What is being asked: Take the listing from its first line through the line that contains "from matplotlib import font_manager" and please retype those lines exactly, leaving out the pictures.

Given information:
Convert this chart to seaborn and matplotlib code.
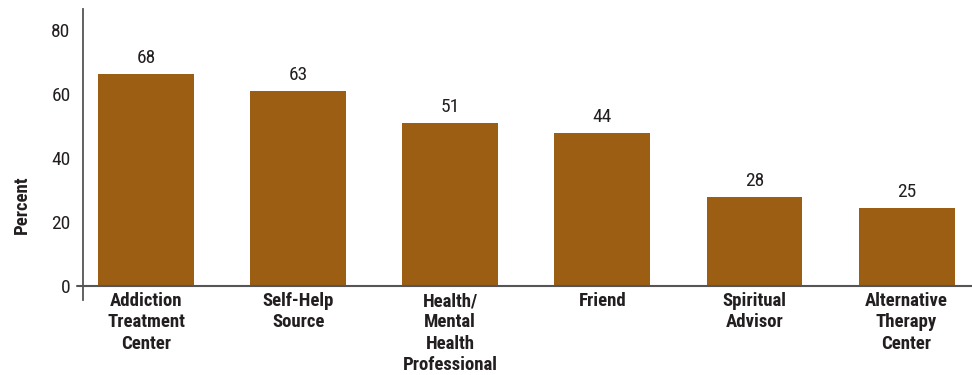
import matplotlib
matplotlib.use("Agg")
import matplotlib.pyplot as plt
import seaborn as sns
import pandas as pd
from matplotlib import font_manager

categories = ["Addiction\nTreatment\nCenter", "Self-Help\nSource", "Health/\nMental\nHealth\nProfessional",
              "Friend", "Spiritual\nAdvisor", "Alternative\nTherapy\nCenter"]
bar_heights = [66.3, 61.0, 51.0, 47.8, 27.8, 24.4]
value_labels = ["68", "63", "51", "44", "28", "25"]
yticks = [0, 20, 40, 60, 80]

sns.set_theme(style="white")
names = {f.name for f in font_manager.fontManager.ttflist}
fam = "DejaVu Sans"
for cand in ["Roboto Condensed", "Liberation Sans Narrow", "Open Sans Condensed", "Arial Narrow",
             "Roboto", "Liberation Sans"]:
    if cand in names:
        fam = cand
        break
plt.rcParams["font.family"] = [fam, "DejaVu Sans"]

TXT = "#231F20"
BAR = "#9C5E12"
AX = "#555555"

df = pd.DataFrame({"cat": categories, "val": bar_heights})

fig = plt.figure(figsize=(9.72, 3.75), dpi=100)
ax = fig.add_axes([83/972, 75/375, 1 - 83/972, 291/375])
sns.barplot(data=df, x="cat", y="val", color=BAR, saturation=1, width=0.63, ax=ax, linewidth=0)

ax.set_xlim(-0.414, 5.43)
ax.set_ylim(-4.4, 86.6)
ax.set_yticks(yticks)
ax.set_yticklabels([str(t) for t in yticks], fontsize=14, color=TXT)
ax.tick_params(axis="y", length=0, pad=9)
ax.tick_params(axis="x", length=0, pad=-5.5)
for lab in ax.get_xticklabels():
    lab.set_fontweight("bold")
    lab.set_fontsize(13.5)
    lab.set_color(TXT)
    lab.set_linespacing(1.22)

for s in ["top", "right", "bottom"]:
    ax.spines[s].set_visible(False)
ax.spines["left"].set_color(AX)
ax.spines["left"].set_linewidth(1.3)

ax.plot([-0.414 - 6/152, 5.43], [0, 0], color=AX, lw=1.5, clip_on=False, zorder=3)

for p, lbl in zip(ax.patches, value_labels):
    ax.annotate(lbl, (p.get_x() + p.get_width()/2, p.get_height()), xytext=(0, 5),
                textcoords="offset points", ha="center", va="bottom", fontsize=14, color=TXT)

ax.set_xlabel("")
ax.set_ylabel("")
ax.text(-0.069, 0.326, "Percent", transform=ax.transAxes, rotation=90, ha="center", va="center",
        fontsize=13.5, fontweight="bold", color=TXT)

fig.savefig("out.png", dpi=100)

Completed task:
Convert this chart to seaborn and matplotlib code.
import matplotlib
matplotlib.use("Agg")
import matplotlib.pyplot as plt
import seaborn as sns
import pandas as pd
from matplotlib import font_manager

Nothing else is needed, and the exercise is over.